In the early 1980s, the Japanese singer, bassist, and producer Haruomi Hosono created an idea he called “sightseeing music.” It is a mode of making and listening that asks both creators and consumers to think of themselves as musical tourists, soaking up the sights and sounds of foreign cultures with an open mind and documenting them through personal translations. This peripatetic strategy ignored walls between genres and operated with an ethos of open borders and freewheeling hybridity. This concept powered a catalog of near-encyclopedic breadth. New Orleans funk, Okinawan folk, big-band swing, Bollywood bop, jazz fusion, acid-house chaos: A true musical polymath, Hosono has explored it all.
Hosono, now in his 70s, remains a titan in his country’s musical history, but he does not strike such a towering figure abroad. Still, the impact of his vision has rippled across vast musical distances, making him perhaps the only artist whose sphere of tangible influence includes Derrick May, Afrika Bambaataa, Duran Duran, Kaitlyn Aurelia Smith, and Mac DeMarco. With his techno-pop group Yellow Magic Orchestra, Hosono helped pioneer sounds that shaped modern techno, hip-hop, and synth-pop. While Yellow Magic’s influence is unimpeachable (if underrated), Hosono’s role before and after the band’s pioneering run lingers in the margins. That’s partially because the bulk of his solo work has never been available in the United States, so his brilliance felt like a secret for record collectors and YouTube spelunkers. But a series of long-awaited reissues from Light in the Attic documents a five-album stretch from 1973 to 1989 that offers a revelatory glimpse at a mere sliver of his dizzying discography. At last, Hosono can step toward deserved international attention.

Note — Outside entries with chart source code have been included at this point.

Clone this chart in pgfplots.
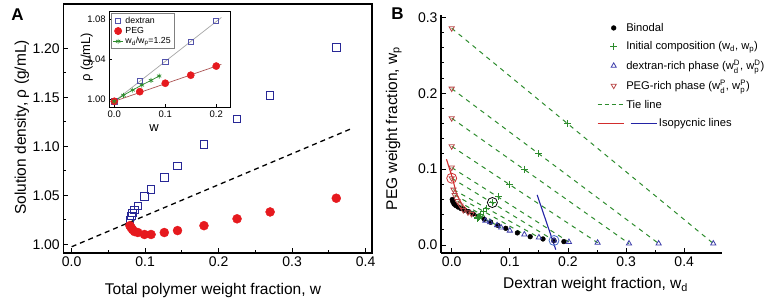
\documentclass[border=0pt]{standalone}
\usepackage{fontspec}
\setmainfont{Liberation Sans}
\usepackage{amsmath}
\usepackage{pgfplots}
\pgfplotsset{compat=1.18}
\definecolor{dexblue}{RGB}{40,40,150}
\definecolor{pegred}{RGB}{230,25,30}
\definecolor{tiegreen}{RGB}{45,140,45}
\definecolor{tridblue}{RGB}{60,60,170}
\definecolor{tribrown}{RGB}{185,70,70}
\definecolor{isored}{RGB}{210,45,45}
\definecolor{isoblue}{RGB}{35,35,165}
\definecolor{circblue}{RGB}{70,110,200}
\pgfplotsset{
 legB/.style={legend image code/.code={\path[draw=none,fill=none] (0pt,-2pt) rectangle (26pt,2pt); \draw[##1] plot coordinates {(16pt,0pt)};}},
 legBline/.style={legend image code/.code={\draw[##1] (0pt,0pt) -- (26pt,0pt);}},
 legBiso/.style={legend image code/.code={\draw[isored,line width=1.1pt] (0pt,0pt) -- (26pt,0pt); \draw[isoblue,line width=1.1pt,overlay] (33pt,0pt) -- (59pt,0pt);}},
}
\begin{document}
\begin{tikzpicture}
\path[use as bounding box] (0pt,0pt) rectangle (767pt,303pt);
% ---------------- Panel A main ----------------
\begin{axis}[
 at={(63.3pt,50pt)}, anchor=south west, scale only axis, width=308.7pt, height=249pt,
 xmin=-0.0114, xmax=0.4086, ymin=0.9911, ymax=1.2452,
 xtick={0,0.1,0.2,0.3,0.4}, ytick={1,1.05,1.1,1.15,1.2},
 minor x tick num=1, minor y tick num=1,
 tick pos=left, tick align=inside,
 major tick length=5pt, minor tick length=3pt,
 axis line style={line width=1.2pt},
 every tick/.style={black, line width=0.9pt},
 /pgf/number format/assume math mode=true,
 xticklabel style={/pgf/number format/fixed, /pgf/number format/fixed zerofill, /pgf/number format/precision=1},
 yticklabel style={/pgf/number format/fixed, /pgf/number format/fixed zerofill, /pgf/number format/precision=2},
 tick label style={font=\fontsize{14}{16}\selectfont},
 label style={font=\fontsize{15.5}{18}\selectfont},
 xlabel={Total polymer weight fraction, w},
 ylabel={Solution density, ρ (g/mL)},
 xlabel style={at={(axis description cs:0.485,-0.149)}, anchor=center},
 ylabel style={at={(axis description cs:-0.134,0.504)}, anchor=center},
]
\addplot[black, line width=1.3pt, dash pattern=on 5pt off 4pt] coordinates {(0,0.9975)(0.3796,1.1177)};
\addplot[only marks, mark=square, mark size=3.8pt, dexblue, mark options={line width=0.9pt}] table {
x y
0.360 1.201
0.270 1.152
0.225 1.128
0.180 1.102
0.144 1.080
0.126 1.068
0.108 1.056
0.099 1.049
0.090 1.039
0.0855 1.035
0.0828 1.032
0.0810 1.029
0.0792 1.025
};
\addplot[only marks, mark=*, mark size=4.5pt, pegred] table {
x y
0.360 1.047
0.270 1.033
0.225 1.026
0.180 1.019
0.144 1.014
0.126 1.012
0.108 1.010
0.099 1.010
0.090 1.012
0.0855 1.013
0.0828 1.015
0.0810 1.017
0.0792 1.019
};
\end{axis}
% ---------------- Panel A inset ----------------
\begin{axis}[
 at={(109.3pt,195.7pt)}, anchor=south west, scale only axis, width=120.7pt, height=96.3pt,
 xmin=-0.0098, xmax=0.227, ymin=0.992, ymax=1.088,
 xtick={0,0.1,0.2}, ytick={1,1.04,1.08},
 tick pos=left, tick align=inside, major tick length=3pt,
 axis background/.style={fill=white},
 axis line style={line width=0.9pt},
 every tick/.style={black, line width=0.7pt},
 /pgf/number format/assume math mode=true,
 xticklabel style={/pgf/number format/fixed, /pgf/number format/fixed zerofill, /pgf/number format/precision=1},
 yticklabel style={/pgf/number format/fixed, /pgf/number format/fixed zerofill, /pgf/number format/precision=2},
 tick label style={font=\fontsize{9.5}{11}\selectfont},
 label style={font=\fontsize{13}{15}\selectfont},
 xlabel={w}, ylabel={ρ (g/mL)},
 xlabel style={at={(axis description cs:0.37,-0.215)}, anchor=center},
 ylabel style={at={(axis description cs:-0.187,0.52)}, anchor=center},
 legend style={at={(axis description cs:0.014,0.979)}, anchor=north west, draw=gray, line width=0.6pt,
   font=\fontsize{8.8}{10}\selectfont, inner sep=1.5pt, row sep=-1.5pt},
 legend cell align=left,
 legend image code/.code={\draw[mark repeat=2,mark phase=2,#1] plot coordinates {(0pt,0pt)(5pt,0pt)(10pt,0pt)};},
]
\addplot[gray!70, line width=0.7pt, forget plot] coordinates {(0,0.998)(0.21,1.0815)};
\addplot[red!35!gray, line width=0.7pt, forget plot] coordinates {(0,0.998)(0.21,1.0348)};
\addplot[only marks, mark=square, mark size=2.6pt, dexblue!80, mark options={line width=0.7pt}] table {
x y
0 0.998
0.05 1.0185
0.10 1.0374
0.15 1.0573
0.20 1.0779
};
\addlegendentry{dextran}
\addplot[only marks, mark=*, mark size=3.6pt, pegred] table {
x y
0 0.998
0.05 1.0076
0.10 1.0160
0.15 1.0240
0.20 1.0331
};
\addlegendentry{PEG}
\addplot[tiegreen, line width=0.7pt, mark=asterisk, mark size=2.5pt] table {
x y
0 0.998
0.018 1.0040
0.036 1.0092
0.054 1.0142
0.072 1.0188
0.088 1.0232
};
\addlegendentry{w$_{\text{d}}$/w$_{\text{p}}$=1.25}
\end{axis}
% ---------------- Panel B ----------------
\begin{axis}[
 at={(441pt,50pt)}, anchor=south west, scale only axis, width=281pt, height=238pt,
 xmin=-0.0184, xmax=0.465, ymin=-0.0105, ymax=0.303,
 axis lines*=left, axis line style={line width=1.2pt, -},
 xtick={0,0.1,0.2,0.3,0.4}, ytick={0,0.1,0.2,0.3},
 minor x tick num=1, minor y tick num=4,
 tick align=inside, major tick length=5pt, minor tick length=3pt,
 every tick/.style={black, line width=0.9pt},
 /pgf/number format/assume math mode=true,
 xticklabel style={/pgf/number format/fixed, /pgf/number format/fixed zerofill, /pgf/number format/precision=1},
 yticklabel style={/pgf/number format/fixed, /pgf/number format/fixed zerofill, /pgf/number format/precision=1},
 tick label style={font=\fontsize{14}{16}\selectfont},
 label style={font=\fontsize{15.5}{18}\selectfont},
 xlabel={Dextran weight fraction, w\textsubscript{d}},
 ylabel={PEG weight fraction, w\textsubscript{p}},
 xlabel style={at={(axis description cs:0.55,-0.134)}, anchor=center},
 ylabel style={at={(axis description cs:-0.168,0.523)}, anchor=center},
 legend style={at={(axis description cs:0.555,0.975)}, anchor=north west, draw=none, fill=none,
   font=\fontsize{11.2}{13.2}\selectfont, row sep=5pt, inner sep=0pt},
 legend cell align=left,
]
% tie lines
\addplot[tiegreen, line width=1pt, dash pattern=on 4.5pt off 4.5pt, forget plot] coordinates {(0,0.2855)(0.45,0.002)};
\addplot[tiegreen, line width=1pt, dash pattern=on 4.5pt off 4.5pt, forget plot] coordinates {(0,0.206)(0.356,0.002)};
\addplot[tiegreen, line width=1pt, dash pattern=on 4.5pt off 4.5pt, forget plot] coordinates {(0,0.167)(0.305,0.002)};
\addplot[tiegreen, line width=1pt, dash pattern=on 4.5pt off 4.5pt, forget plot] coordinates {(0,0.130)(0.251,0.003)};
\addplot[tiegreen, line width=1pt, dash pattern=on 4.5pt off 4.5pt, forget plot] coordinates {(0,0.102)(0.2017,0.004)};
\addplot[tiegreen, line width=1pt, dash pattern=on 4.5pt off 4.5pt, forget plot] coordinates {(0,0.088)(0.176,0.006)};
\addplot[tiegreen, line width=1pt, dash pattern=on 4.5pt off 4.5pt, forget plot] coordinates {(0.003,0.073)(0.150,0.010)};
\addplot[tiegreen, line width=1pt, dash pattern=on 4.5pt off 4.5pt, forget plot] coordinates {(0.005,0.066)(0.125,0.014)};
\addplot[tiegreen, line width=1pt, dash pattern=on 4.5pt off 4.5pt, forget plot] coordinates {(0.010,0.058)(0.100,0.019)};
\addplot[tiegreen, line width=1pt, dash pattern=on 4.5pt off 4.5pt, forget plot] coordinates {(0.015,0.052)(0.085,0.023)};
\addplot[tiegreen, line width=1pt, dash pattern=on 4.5pt off 4.5pt, forget plot] coordinates {(0.020,0.046)(0.078,0.026)};
\addplot[tiegreen, line width=1pt, dash pattern=on 4.5pt off 4.5pt, forget plot] coordinates {(0.028,0.043)(0.066,0.030)};
\addplot[tiegreen, line width=1pt, dash pattern=on 4.5pt off 4.5pt, forget plot] coordinates {(0.034,0.041)(0.058,0.032)};
% binodal
\addplot[only marks, mark=*, mark size=2.4pt, black, forget plot] table {
x y
0.001 0.060
0.002 0.057
0.004 0.054
0.007 0.052
0.011 0.050
0.016 0.048
0.022 0.046
0.029 0.044
0.037 0.041
0.046 0.038
0.056 0.034
0.067 0.030
0.079 0.026
0.093 0.022
0.113 0.016
0.135 0.011
0.157 0.008
0.176 0.006
0.193 0.0045
};
% initial compositions
\addplot[only marks, mark=+, mark size=3.5pt, tiegreen, mark options={line width=1pt}, forget plot] table {
x y
0.200 0.160
0.150 0.120
0.125 0.100
0.100 0.080
0.080 0.064
0.070 0.056
0.060 0.048
0.055 0.044
0.050 0.040
0.0475 0.038
0.046 0.0368
0.045 0.036
0.044 0.0352
};
% dextran-rich phase
\addplot[only marks, mark=triangle, mark size=3pt, tridblue, mark options={line width=0.8pt}, forget plot] table {
x y
0.450 0.002
0.356 0.002
0.305 0.002
0.251 0.003
0.2017 0.004
0.176 0.006
0.150 0.010
0.125 0.014
0.100 0.019
0.085 0.023
0.078 0.026
0.066 0.030
0.058 0.032
};
% PEG-rich phase
\addplot[only marks, mark=triangle, mark size=3pt, tribrown, mark options={rotate=180, line width=0.8pt}, forget plot] table {
x y
0 0.2855
0 0.206
0 0.167
0 0.130
0 0.102
0 0.088
0.003 0.073
0.005 0.066
0.010 0.058
0.015 0.052
0.020 0.046
0.028 0.043
0.034 0.041
};
% isopycnic lines
\addplot[isored, line width=1.1pt, forget plot] coordinates {(-0.009,0.113)(0.001,0.089)(0.008,0.068)(0.018,0.053)(0.030,0.044)(0.042,0.038)};
\addplot[isoblue, line width=1.1pt, forget plot] coordinates {(0.147,0.066)(0.179,-0.006)};
% highlighted points
\addplot[only marks, mark=o, mark size=5pt, black, mark options={line width=0.8pt}, forget plot] coordinates {(0.070,0.056)};
\addplot[only marks, mark=o, mark size=5pt, isored, mark options={line width=0.8pt}, forget plot] coordinates {(0.0,0.088)};
\addplot[only marks, mark=o, mark size=5pt, circblue, mark options={line width=0.8pt}, forget plot] coordinates {(0.176,0.006)};
% legend
\addlegendimage{only marks, mark=*, mark size=2.4pt, black, legB}
\addlegendentry{Binodal}
\addlegendimage{only marks, mark=+, mark size=3.5pt, tiegreen, mark options={line width=1pt}, legB}
\addlegendentry{Initial composition (w$_{\text{d}}$, w$_{\text{p}}$)}
\addlegendimage{only marks, mark=triangle, mark size=3pt, tridblue, mark options={line width=0.8pt}, legB}
\addlegendentry{dextran-rich phase (w$_{\text{d}}^{\text{D}}$, w$_{\text{p}}^{\text{D}}$)}
\addlegendimage{only marks, mark=triangle, mark size=3pt, tribrown, mark options={rotate=180, line width=0.8pt}, legB}
\addlegendentry{PEG-rich phase (w$_{\text{d}}^{\text{P}}$, w$_{\text{p}}^{\text{P}}$)}
\addlegendimage{tiegreen, line width=1pt, dash pattern=on 4pt off 3pt, legBline}
\addlegendentry{Tie line}
\addlegendimage{legBiso}
\addlegendentry{\hspace*{32.7pt}Isopycnic lines}
\end{axis}
\node[font=\bfseries\fontsize{17}{19}\selectfont] at (17.5pt,288.5pt) {A};
\node[font=\bfseries\fontsize{17}{19}\selectfont] at (397.5pt,289pt) {B};
\end{tikzpicture}
\end{document}
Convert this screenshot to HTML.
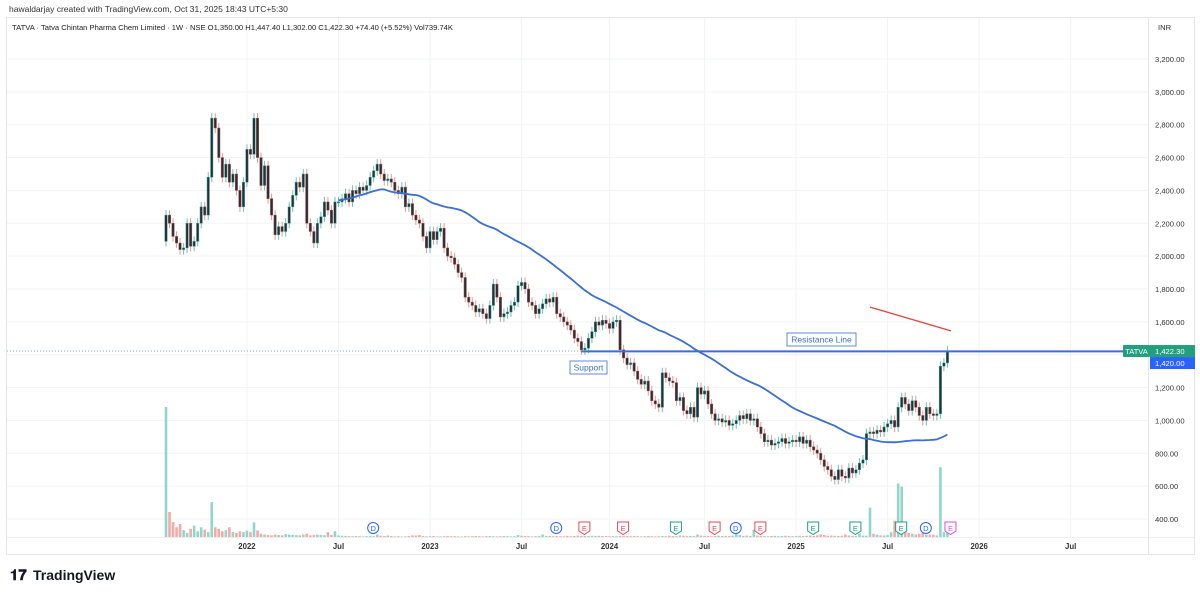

In the late 1960s and early 1970s, Hosono helped foster a local folk music scene in Tokyo’s Shibuya coffee shops. One of his bands at the time, Happy End, became the first Japanese rock group to sing exclusively in the native tongue, teasing out how to bend the idiosyncrasies of the language around Western rhythms. This alone is a career-defining achievement, but Hosono was rapaciously creative. After the band broke up in 1973, he and a group of musicians called Tin Pan Alley (a kind of Japanese answer to Phil Spector’s “Wrecking Crew” of ace session players) rented a pad an hour from Tokyo.
While there, they recorded Hosono House, an album of what Hosono called “virtual American country”—a sort of Japanese emulation of Americana. In the chunky rhythms of “Bara to Yaju” and the honky-tonk swing of “Fuyu Goe,” you can hear how careful and considerate he was of the musical vernaculars he sourced. Hosono House instantly establishes a thread through this line of reissues: Hosono had a concrete belief in the plasticity of genre. In his singular focus on the mutable, he was able not only to inhabit different genres but bend them to his will.